At Dad and Jean's place, we watched a couple of episodes of
Firefly on DVD. Bob had lent me the complete series
several months ago, and I was down to the last disc, which has only three shows on it. We also ate some bar cookies I'd baked the night before:
Chocolate Chip Blondies. This time, I threw in some pecans, since I had some on hand and I was in the mood for a chocolate-and-nut combination.
On Saturday afternoon, we went to Cape May. We stopped first at Cape May Winery because Jean wanted to pick up some bottles of her favorite CMW red: the Isaac Smith Merlot. Dad had suggested we do a tasting at the winery, but I'd said I'd rather do it during some other visit, when I wasn't as focused on Christmas shopping.
It rained periodically while we were walking around from store to store in town, which was kind of a drag. The forecast had called for very light snow overnight farther north, and we had counted on it being dry in the evening.
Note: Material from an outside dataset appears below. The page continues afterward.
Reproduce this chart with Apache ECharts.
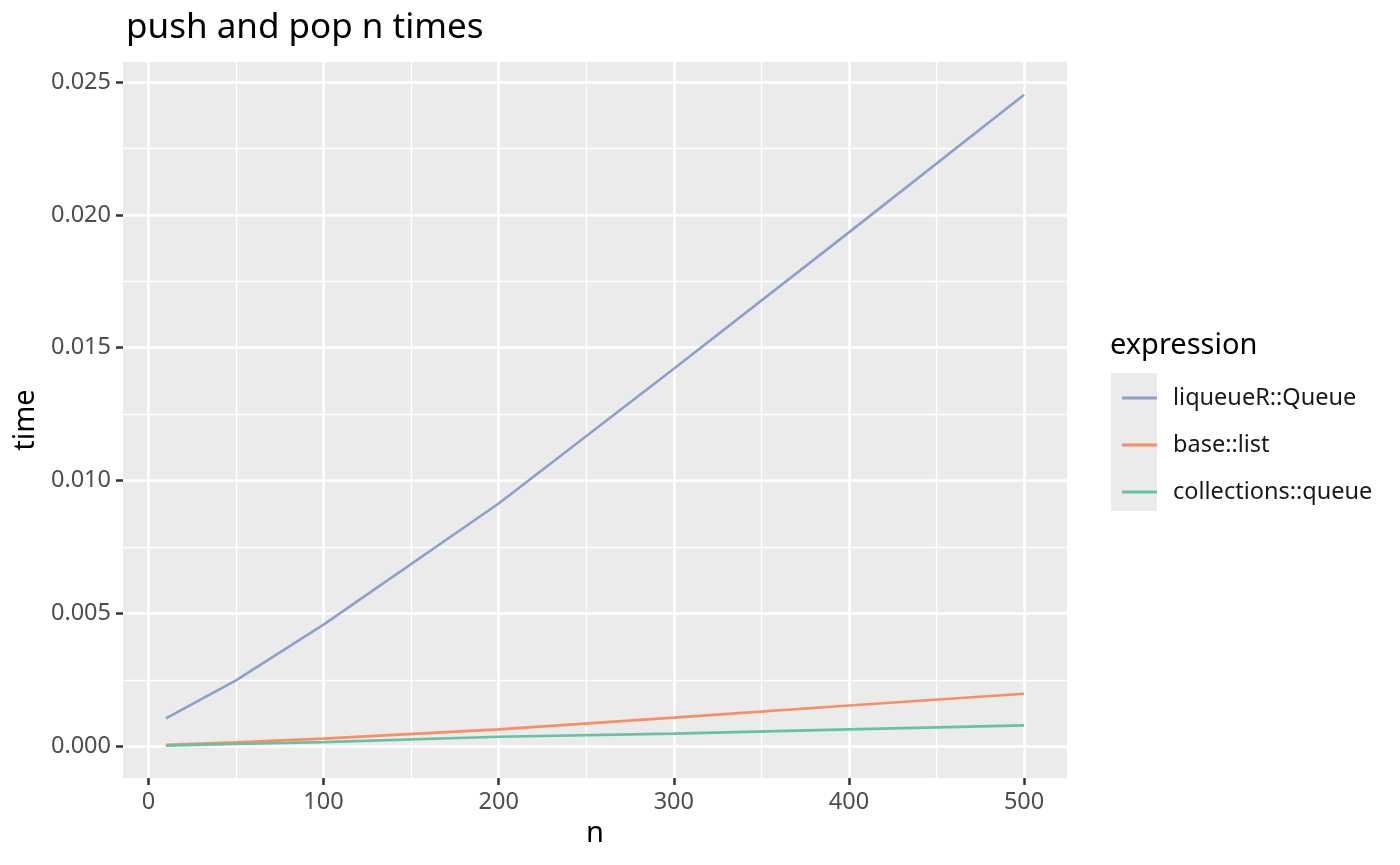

One place we stopped in was
Dellas Five and Dime, which opened Memorial Day weekend of 2007. As the linked article says, the store has all kinds of stuff found in an old-school five-and-dime store, including a soda fountain. I didn't buy anything. I just snapped a photo of these "festive" doilies, which had the campiest saying ever on the packaging: "Add more flair to the food you prepare." Hah!
I found a few presents, including one in my favorite Cape May store,
Whale's Tale. And we had dinner at my favorite Cape May restaurant, Cucina Rosa, which I've mentioned on this here stupid blog a
couple times before. I once again had the Chicken Oreganata, with a side of penne. I really like CR's marinara.
To drink, we had the bottle of riesling from
Madonna Estate, which I'd ordered in
Madonna's tasting room while on a wine tour during my San Francisco trip. Everyone loved it, including me. Even Granny said it was good, and I don't recall her ever saying anything—either positive or negative—about any wine she's tried. Here's a photo I snapped of Granny holding a glass of the wine:
I'd hoped to watch the last Firefly episode that night, but by the time we got home and I walked and fed the woofers, it was too late to do it. I ended up watching the last one that Monday night. It was a fantastic series—definitely worthy of Bob's fanboyness.
On Sunday morning, we went to Green Olive for breakfast, just like we did the last time I was down that way. On the way home, Dad said he wanted me to help him bring the artificial Christmas tree down from a shelf in the garage. Jean said it wouldn't be a problem because I'm strong. I said, "Yeah, in muscles and odor!" Everybody laughed, and then Granny said, "Why would you say something like that?" I said that I said it because everybody laughed. The day before, I'd asked Granny whether she thought Rudy was ruggedly handsome. "And I say ruggedly handsome because he's always lying around like a rug," I said. Gran said it didn't really mean that, and I said I knew that and I was just trying to be funny. This was comedy gold! Well, maybe comedy pewter.
Gran seemed to be a little more out of it this visit than she had been even in September. She told a lot of the same stories over and over again, as usual, but she also occasionally screwed up some of the details. For instance, she said that when she was growing up, her family always had Airedale terriers, which isn't true; they had only one (and he was a real bastard because no one in the family ever disciplined him). She also told a story about her mother making a big pot of oatmeal for breakfast and then pushing it to the back of the stove so everyone could serve themselves three times in five minutes at breakfast on Sunday.
I left for Brooklyn not long after I helped Dad retrieve his Christmas stuff from the garage. And I grabbed from Dad and Jean's basement the ceramic Christmas tree Granny had made many years ago and had given to me a couple of years ago. I'll run a photo of it in a later post.
*Actually, after I started writing this post, Bob told me the bottle of Berger we had at Gina's had, in fact, been sealed with a cork. Could it be that they ran out of corks before the end of the production run and had to switch to metal caps?
UPDATE on Dec. 16: No, it couldn't be. See Bob's comment.
Sorry, I guess I made a mistake. The Berger Meister Meister Berger always comes with a bottle cap.
And, man, is Firefly the best series ever or what? Just pure awesomeness. Think about all the awesome:
1. Acting!
2. Writing
3. General plottiness
And I could go on and on about the lovely womenfolk, but if you're sly, the gents were OK too!